Reassigned Numbers. Callers have one opportunity to call a number that has been reassigned to a different subscriber. The FCC declined to require a national database of reassigned numbers or a lag time before phone numbers are reassigned, though the FCC encouraged carriers to voluntarily implement these practices. This is troubling because it creates liability for companies that originally obtained the proper consent and have no reason to know that the number has been reassigned. Perhaps the company will get lucky and the new owner of the phone will respond to the first call by letting the company know that the number has been reassigned. But what if this is not the case? Commissioner Pai provided an example during the FCC’s open meeting:

[West coast restaurant] Rubio’s sends its quality-assurance team text messages about food safety issues, such as possible foodborne illnesses, to better ensure the health and safety of Rubio’s customers. When one of Rubio’s employee lost his phone, his wireless carrier reassigned his number to someone else.
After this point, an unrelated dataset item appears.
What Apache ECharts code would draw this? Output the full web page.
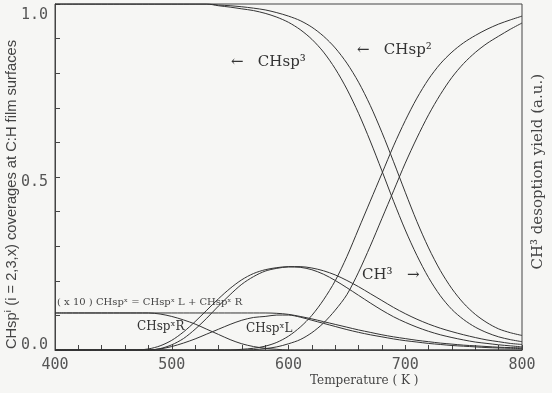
<!DOCTYPE html>
<html><head><meta charset="utf-8">
<script src="https://cdn.jsdelivr.net/npm/echarts@6/dist/echarts.min.js"></script>
<style>html,body{margin:0;padding:0;background:#f6f6f4;}#c{width:552px;height:393px;}</style>
</head><body><div id="c"></div>
<script>
const temps = [400,410,420,430,440,450,460,470,480,490,500,510,520,530,540,550,560,570,580,590,600,610,620,630,640,650,660,670,680,690,700,710,720,730,740,750,760,770,780,790,800];
const xTicks = [400,500,600,700,800];
const yTicks = [0.0,0.5,1.0];
const sp3A = [1,1,1,1,1,1,1,1,1,1,1,1,1,1,0.995,0.991,0.986,0.981,0.973,0.962,0.947,0.926,0.898,0.861,0.813,0.754,0.684,0.604,0.518,0.43,0.347,0.273,0.209,0.157,0.117,0.088,0.066,0.05,0.038,0.03,0.024];
const sp3B = [1,1,1,1,1,1,1,1,1,1,1,1,1,1,0.997,0.995,0.992,0.988,0.983,0.975,0.965,0.952,0.933,0.907,0.873,0.829,0.774,0.707,0.629,0.544,0.456,0.371,0.295,0.23,0.177,0.135,0.103,0.079,0.061,0.05,0.042];
const sp2A = [0,0,0,0,0,0,0,0,0,0,0,0,0,0,0,0,0.002,0.005,0.011,0.022,0.04,0.066,0.1,0.145,0.2,0.27,0.35,0.43,0.51,0.59,0.663,0.728,0.783,0.827,0.861,0.888,0.909,0.927,0.942,0.954,0.965];
const sp2B = [0,0,0,0,0,0,0,0,0,0,0,0,0,0,0,0,0,0.001,0.004,0.009,0.018,0.03,0.05,0.078,0.115,0.16,0.225,0.3,0.38,0.46,0.54,0.613,0.68,0.738,0.788,0.828,0.86,0.886,0.907,0.927,0.945];
const ch3A = [0,0,0,0,0,0,0,0,0.003,0.012,0.028,0.052,0.082,0.115,0.148,0.178,0.203,0.221,0.232,0.238,0.241,0.241,0.237,0.229,0.217,0.201,0.183,0.163,0.143,0.123,0.105,0.089,0.075,0.063,0.053,0.044,0.036,0.029,0.024,0.019,0.016];
const ch3B = [0,0,0,0,0,0,0,0,0,0.004,0.015,0.033,0.06,0.092,0.127,0.16,0.19,0.212,0.228,0.236,0.24,0.239,0.232,0.219,0.201,0.18,0.158,0.136,0.115,0.096,0.08,0.066,0.054,0.044,0.036,0.029,0.023,0.019,0.015,0.012,0.009];
const spxSum = [0.107,0.107,0.107,0.107,0.107,0.107,0.107,0.107,0.107,0.107,0.107,0.107,0.107,0.107,0.107,0.107,0.107,0.107,0.107,0.106,0.103,0.097,0.09,0.082,0.074,0.066,0.058,0.051,0.044,0.038,0.033,0.028,0.024,0.02,0.017,0.014,0.012,0.01,0.008,0.007,0.006];
const spxR = [0.107,0.107,0.107,0.107,0.107,0.107,0.107,0.107,0.107,0.104,0.097,0.087,0.075,0.06,0.045,0.03,0.018,0.01,0.005,0.002,0,0,0,0,0,0,0,0,0,0,0,0,0,0,0,0,0,0,0,0,0];
const spxL = [0,0,0,0,0,0,0,0,0,0.003,0.01,0.02,0.032,0.046,0.06,0.074,0.086,0.094,0.097,0.101,0.101,0.095,0.086,0.077,0.068,0.059,0.051,0.044,0.038,0.032,0.027,0.023,0.019,0.016,0.013,0.011,0.009,0.007,0.006,0.005,0.004];

const seriesData = [sp3A, sp3B, sp2A, sp2B, ch3A, ch3B, spxSum, spxR, spxL];
const chart = echarts.init(document.getElementById('c'), null, {renderer:'canvas'});
const tickFont = '"DejaVu Sans Mono", monospace';
const serif = '"DejaVu Serif", "Liberation Serif", serif';
const yRich = {
  fontFamily: tickFont, fontSize: 15, color: '#555'
};
chart.setOption({
  backgroundColor: '#f6f6f4',
  animation: false,
  grid: {left: 55, right: 30, top: 4, bottom: 43, show: true, borderColor: '#444', borderWidth: 1},
  xAxis: {
    type: 'value', min: 400, max: 800, interval: 100,
    axisLine: {show: true, lineStyle: {color: '#444', width: 1}},
    axisTick: {show: true, inside: true, length: 5, lineStyle: {color: '#444'}},
    minorTick: {show: true, splitNumber: 5, length: 5, lineStyle: {color: '#444'}},
    splitLine: {show: false},
    axisLabel: {color: '#555', fontFamily: tickFont, fontSize: 15, margin: 8,
      formatter: v => xTicks.indexOf(v) >= 0 ? String(v) : ''}
  },
  yAxis: {
    type: 'value', min: 0, max: 1, interval: 0.5,
    axisLine: {show: true, lineStyle: {color: '#444', width: 1}},
    axisTick: {show: true, inside: true, length: 5, lineStyle: {color: '#444'}},
    minorTick: {show: true, splitNumber: 5, length: 5, lineStyle: {color: '#444'}},
    splitLine: {show: false},
    axisLabel: {color: '#555', fontFamily: tickFont, fontSize: 15, margin: 7,
      rich: {
        top: Object.assign({padding: [22, 0, 0, 0]}, yRich),
        mid: Object.assign({padding: [10, 0, 0, 0]}, yRich),
        bot: Object.assign({padding: [0, 0, 9, 0]}, yRich)
      },
      formatter: v => {
        const t = yTicks.find(k => Math.abs(k - v) < 1e-6);
        if (t === undefined) return '';
        const key = t === 1 ? 'top' : (t === 0.5 ? 'mid' : 'bot');
        return '{' + key + '|' + t.toFixed(1) + '}';
      }}
  },
  series: seriesData.map(d => ({
    type: 'line', data: temps.map((t, i) => [t, d[i]]), symbol: 'none', smooth: 0.3,
    lineStyle: {color: '#333', width: 1}
  })),
  graphic: [
    {type: 'text', left: 4, top: 40, rotation: Math.PI/2, style: {text: 'CHspⁱ (i = 2,3,x) coverages at C:H film surfaces', fill: '#444', font: '14.7px "Liberation Sans", "DejaVu Sans", sans-serif'}},
    {type: 'text', left: 531, top: 74, rotation: Math.PI/2, style: {text: 'CH³ desoption yield (a.u.)', fill: '#444', font: '15px ' + serif}},
    {type: 'text', left: 310, top: 375, style: {text: 'Temperature ( K )', fill: '#444', font: '12px ' + serif}},
    {type: 'text', left: 231, top: 55, style: {text: '←   CHsp³', fill: '#333', font: '15px ' + serif}},
    {type: 'text', left: 357, top: 43, style: {text: '←   CHsp²', fill: '#333', font: '15px ' + serif}},
    {type: 'text', left: 362, top: 268, style: {text: 'CH³   →', fill: '#333', font: '15px ' + serif}},
    {type: 'text', left: 57, top: 297, style: {text: '( x 10 ) CHspˣ = CHspˣ L + CHspˣ R', fill: '#444', font: '10px ' + serif}},
    {type: 'text', left: 137, top: 321, style: {text: 'CHspˣR', fill: '#333', font: '12px ' + serif}},
    {type: 'text', left: 246, top: 323, style: {text: 'CHspˣL', fill: '#333', font: '12px ' + serif}}
  ]
});
</script></body></html>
Unaware of the reassignment, Rubio’s kept sending texts to what it thought was an employee’s phone number. The new subscriber never asked Rubio’s to stop texting him—at least not until he sued Rubio’s in court for nearly half a million dollars.

All of these rulings are problematic because they fail to distinguish between unwanted telemarketers and legitimate businesses trying to reach their customers. As dissenting Commissioners Pai and O’Rielly noted, the regulations should provide some exception for “good faith efforts” to comply with the TCPA. But so far the FCC has shown little interest in protecting the interests of legitimate businesses that could be faced with millions of dollars in damages—and perhaps even insolvency—as a result of highly technical TCPA claims brought by plaintiffs’ lawyers on behalf of plaintiffs who suffered little or no actual damage. As Commissioner Pai noted, “the primary beneficiaries will be trial lawyers, not the American public.” Hopefully, the courts will realize these fundamental flaws and decline to follow these rulings, holding that the FCC has exceeded its authority. But for now, TCPA plaintiffs’ lawyers rejoice—and companies that market by phone should take cover.